After a few minutes of mounting distress, I burst into tears, thus condemning myself to an entire school year of teasing and ostracism and bullying. You can’t cry. It just feeds the frenzy. In 1957 there was no counseling, no help, just day after day of preteen hell.
I was actually one of the few, possibly the only, sixth-grader in America to get the “black spot” from a clique of girls in the class. Do you know your “Treasure Island”? The pirates passed a piece of paper with a black spot on it to someone about to be killed. So, did It make it better that I was the target of a literary group of mean girls? When I opened the folded-up note left on my desk and saw the black spot, I knew I was doomed.
I wasn’t your regulation kid. I couldn’t help that. The other girls were consumed with “American Bandstand,” a daily live TV dance show out of Philly. They followed that program, and the real-life teens who appeared on the show, with a devotion I could neither fathom nor fake. I just wanted to come home after school, cut up a few oranges and retreat to my room with a book. Reading “Gone With the Wind,” I consumed a small grove.
Eventually I made friends and kept friends and got married and had children and then grandchildren. What is a troubling issue in my granddaughters’ lives? Mean girl power plays, cliques and the popularity drama humming beneath the radar of most parents and teachers. Girls are still forming exclusive groups in elementary and junior and senior high school; they are still finding someone to be “it”; they are still causing other girls enormous emotional stress and anxiety.

And it is mostly girls. Boys interact in entirely different ways. Of course, there are bullies and guys’ cliques, but girls seem to deploy meanness in more creative and devastating ways.
I asked a few of my friends if they remember if they were mean girls in school, and every one of us recalled whether we were in the cool, mean group or with the uncool outsiders.

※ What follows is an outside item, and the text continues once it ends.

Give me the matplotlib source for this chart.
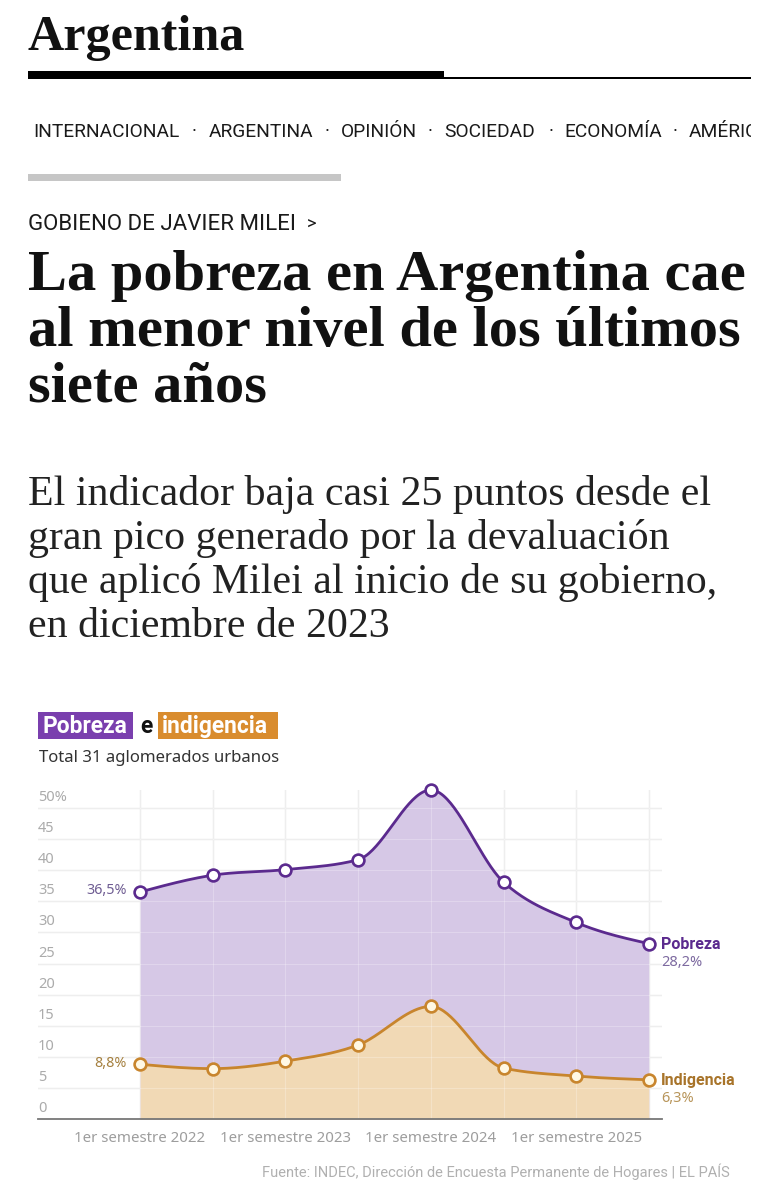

And everyone who copped to being mean acknowledged that they knew it was wrong, but they were afraid that if they didn’t join the power clique, they would become a target. Pretty savage equation, isn’t it? Meanness equals survival.
In the decades since I survived the black spot, psychologists, educators and parents have studied the relationships among young girls and defined the behaviors and the interactions. But the meanness still exists in the whispers and the pacts to leave someone out and the comments on someone’s unacceptable clothes or habits or affect. There are attempts at discussion groups and sensitization groups and psychological services in the schools, but the toxic comments have leapt to the internet, where it is so much easier to target a classmate, anonymously and persistently.
“Mean Girls,” the show and the movie, was hilarious, intuitive and sharp in its send-up of the popular girls who reigned supreme at a typical American high school. The production, which was, first of all, entertainment, glossed over the real pain young girls feel as victims of a mean-girl power surge.
Rosalind Wiseman, author of “Queen Bees and Wannabes,” urges parents to look at their own behavior, how they talk about neighbors or friends and the capacity they model for accepting people into their circle.
Other suggestions she offers: Stay engaged with your child. Realize it isn’t only other kids who are the mean girls. Contact the school and calmly convey your concerns. Band together with other parents to discuss the issues.
I’m not sure what to say to my own granddaughters. Perhaps remind them to keep talking to the trusted adults in their lives. Perhaps remind them that they are surviving a once-in-a-generation pandemic with courage and grace, and they can survive this, too. Look at me. I got the black spot 64 years ago and I’m still here. I don’t even remember the names of the girls who tried to ruin my sixth-grade life.